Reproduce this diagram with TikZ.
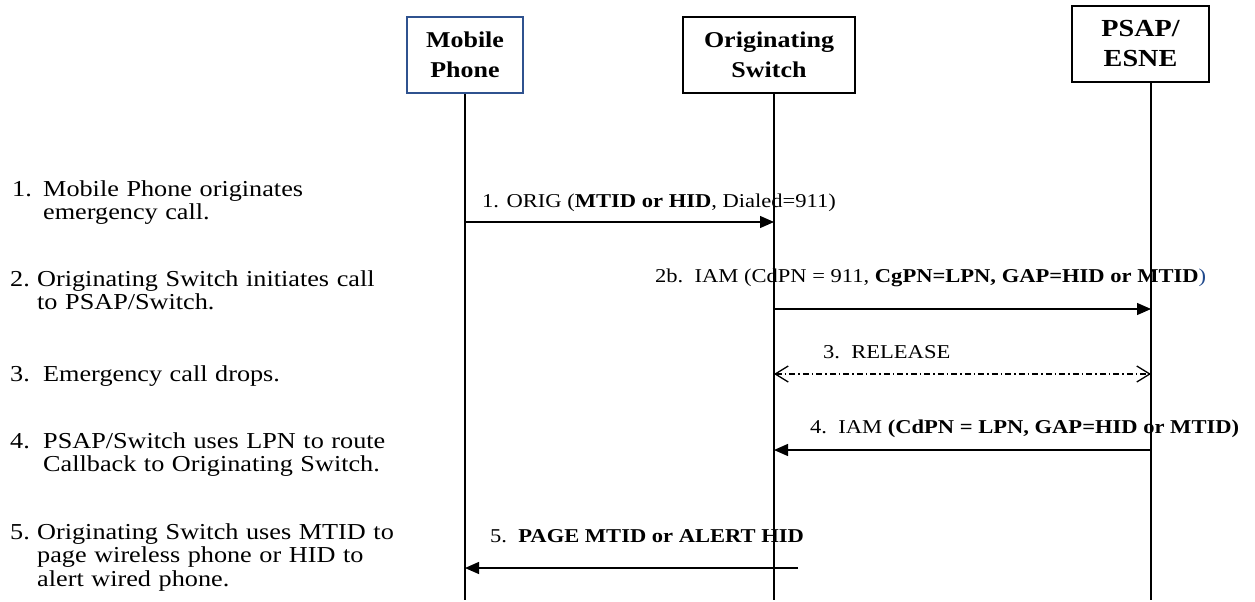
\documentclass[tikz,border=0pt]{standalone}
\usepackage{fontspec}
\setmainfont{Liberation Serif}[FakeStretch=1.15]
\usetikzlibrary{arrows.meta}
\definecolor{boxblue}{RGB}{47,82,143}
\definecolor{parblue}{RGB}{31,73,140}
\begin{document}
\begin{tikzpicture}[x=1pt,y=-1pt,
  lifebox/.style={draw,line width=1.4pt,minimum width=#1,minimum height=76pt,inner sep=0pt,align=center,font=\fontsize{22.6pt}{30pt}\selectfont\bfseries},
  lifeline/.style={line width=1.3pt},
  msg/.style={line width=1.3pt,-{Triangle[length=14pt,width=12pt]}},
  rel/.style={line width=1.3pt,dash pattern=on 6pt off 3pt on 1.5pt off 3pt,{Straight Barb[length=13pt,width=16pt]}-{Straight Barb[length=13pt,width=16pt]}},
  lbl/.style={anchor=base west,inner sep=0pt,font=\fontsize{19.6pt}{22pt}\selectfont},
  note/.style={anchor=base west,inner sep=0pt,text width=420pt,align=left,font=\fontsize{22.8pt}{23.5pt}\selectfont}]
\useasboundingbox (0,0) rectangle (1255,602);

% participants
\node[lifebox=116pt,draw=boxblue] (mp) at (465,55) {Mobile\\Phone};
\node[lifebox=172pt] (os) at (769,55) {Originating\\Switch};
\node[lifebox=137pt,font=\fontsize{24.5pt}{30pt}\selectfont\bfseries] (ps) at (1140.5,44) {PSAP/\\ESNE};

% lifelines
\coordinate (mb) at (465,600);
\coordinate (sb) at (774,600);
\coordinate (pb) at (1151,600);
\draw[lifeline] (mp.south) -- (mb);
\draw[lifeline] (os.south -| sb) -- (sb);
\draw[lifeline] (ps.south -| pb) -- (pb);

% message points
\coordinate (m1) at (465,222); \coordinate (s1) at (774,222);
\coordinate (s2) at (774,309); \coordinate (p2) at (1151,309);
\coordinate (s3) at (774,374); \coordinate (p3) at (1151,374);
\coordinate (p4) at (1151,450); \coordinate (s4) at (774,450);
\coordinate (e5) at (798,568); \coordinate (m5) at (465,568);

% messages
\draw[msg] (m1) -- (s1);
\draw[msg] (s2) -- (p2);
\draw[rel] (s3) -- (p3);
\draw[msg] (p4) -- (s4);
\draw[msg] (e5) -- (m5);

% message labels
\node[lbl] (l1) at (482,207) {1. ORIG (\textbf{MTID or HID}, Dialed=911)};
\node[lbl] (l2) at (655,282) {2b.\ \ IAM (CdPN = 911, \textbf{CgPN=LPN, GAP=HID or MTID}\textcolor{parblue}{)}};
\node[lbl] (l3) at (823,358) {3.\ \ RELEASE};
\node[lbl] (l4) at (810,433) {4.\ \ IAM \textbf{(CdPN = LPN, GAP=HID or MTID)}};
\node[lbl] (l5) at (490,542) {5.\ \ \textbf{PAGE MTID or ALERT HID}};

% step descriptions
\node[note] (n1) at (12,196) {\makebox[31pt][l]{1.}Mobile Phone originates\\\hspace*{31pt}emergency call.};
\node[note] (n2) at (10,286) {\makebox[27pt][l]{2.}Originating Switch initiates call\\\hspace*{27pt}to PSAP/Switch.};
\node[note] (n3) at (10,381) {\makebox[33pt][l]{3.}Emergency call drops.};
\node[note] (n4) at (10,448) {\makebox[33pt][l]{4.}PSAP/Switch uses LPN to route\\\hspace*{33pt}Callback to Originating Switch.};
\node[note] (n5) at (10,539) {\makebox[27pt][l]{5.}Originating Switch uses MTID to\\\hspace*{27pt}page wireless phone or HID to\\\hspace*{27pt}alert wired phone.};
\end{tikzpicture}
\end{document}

###

WHAT YOU HAVE TO DO
Word for word, quote the full listing, omitting every picture.

REPLY TO THE TASK
Reproduce this diagram with TikZ.
\documentclass[tikz,border=0pt]{standalone}
\usepackage{fontspec}
\setmainfont{Liberation Serif}[FakeStretch=1.15]
\usetikzlibrary{arrows.meta}
\definecolor{boxblue}{RGB}{47,82,143}
\definecolor{parblue}{RGB}{31,73,140}
\begin{document}
\begin{tikzpicture}[x=1pt,y=-1pt,
  lifebox/.style={draw,line width=1.4pt,minimum width=#1,minimum height=76pt,inner sep=0pt,align=center,font=\fontsize{22.6pt}{30pt}\selectfont\bfseries},
  lifeline/.style={line width=1.3pt},
  msg/.style={line width=1.3pt,-{Triangle[length=14pt,width=12pt]}},
  rel/.style={line width=1.3pt,dash pattern=on 6pt off 3pt on 1.5pt off 3pt,{Straight Barb[length=13pt,width=16pt]}-{Straight Barb[length=13pt,width=16pt]}},
  lbl/.style={anchor=base west,inner sep=0pt,font=\fontsize{19.6pt}{22pt}\selectfont},
  note/.style={anchor=base west,inner sep=0pt,text width=420pt,align=left,font=\fontsize{22.8pt}{23.5pt}\selectfont}]
\useasboundingbox (0,0) rectangle (1255,602);

% participants
\node[lifebox=116pt,draw=boxblue] (mp) at (465,55) {Mobile\\Phone};
\node[lifebox=172pt] (os) at (769,55) {Originating\\Switch};
\node[lifebox=137pt,font=\fontsize{24.5pt}{30pt}\selectfont\bfseries] (ps) at (1140.5,44) {PSAP/\\ESNE};

% lifelines
\coordinate (mb) at (465,600);
\coordinate (sb) at (774,600);
\coordinate (pb) at (1151,600);
\draw[lifeline] (mp.south) -- (mb);
\draw[lifeline] (os.south -| sb) -- (sb);
\draw[lifeline] (ps.south -| pb) -- (pb);

% message points
\coordinate (m1) at (465,222); \coordinate (s1) at (774,222);
\coordinate (s2) at (774,309); \coordinate (p2) at (1151,309);
\coordinate (s3) at (774,374); \coordinate (p3) at (1151,374);
\coordinate (p4) at (1151,450); \coordinate (s4) at (774,450);
\coordinate (e5) at (798,568); \coordinate (m5) at (465,568);

% messages
\draw[msg] (m1) -- (s1);
\draw[msg] (s2) -- (p2);
\draw[rel] (s3) -- (p3);
\draw[msg] (p4) -- (s4);
\draw[msg] (e5) -- (m5);

% message labels
\node[lbl] (l1) at (482,207) {1. ORIG (\textbf{MTID or HID}, Dialed=911)};
\node[lbl] (l2) at (655,282) {2b.\ \ IAM (CdPN = 911, \textbf{CgPN=LPN, GAP=HID or MTID}\textcolor{parblue}{)}};
\node[lbl] (l3) at (823,358) {3.\ \ RELEASE};
\node[lbl] (l4) at (810,433) {4.\ \ IAM \textbf{(CdPN = LPN, GAP=HID or MTID)}};
\node[lbl] (l5) at (490,542) {5.\ \ \textbf{PAGE MTID or ALERT HID}};

% step descriptions
\node[note] (n1) at (12,196) {\makebox[31pt][l]{1.}Mobile Phone originates\\\hspace*{31pt}emergency call.};
\node[note] (n2) at (10,286) {\makebox[27pt][l]{2.}Originating Switch initiates call\\\hspace*{27pt}to PSAP/Switch.};
\node[note] (n3) at (10,381) {\makebox[33pt][l]{3.}Emergency call drops.};
\node[note] (n4) at (10,448) {\makebox[33pt][l]{4.}PSAP/Switch uses LPN to route\\\hspace*{33pt}Callback to Originating Switch.};
\node[note] (n5) at (10,539) {\makebox[27pt][l]{5.}Originating Switch uses MTID to\\\hspace*{27pt}page wireless phone or HID to\\\hspace*{27pt}alert wired phone.};
\end{tikzpicture}
\end{document}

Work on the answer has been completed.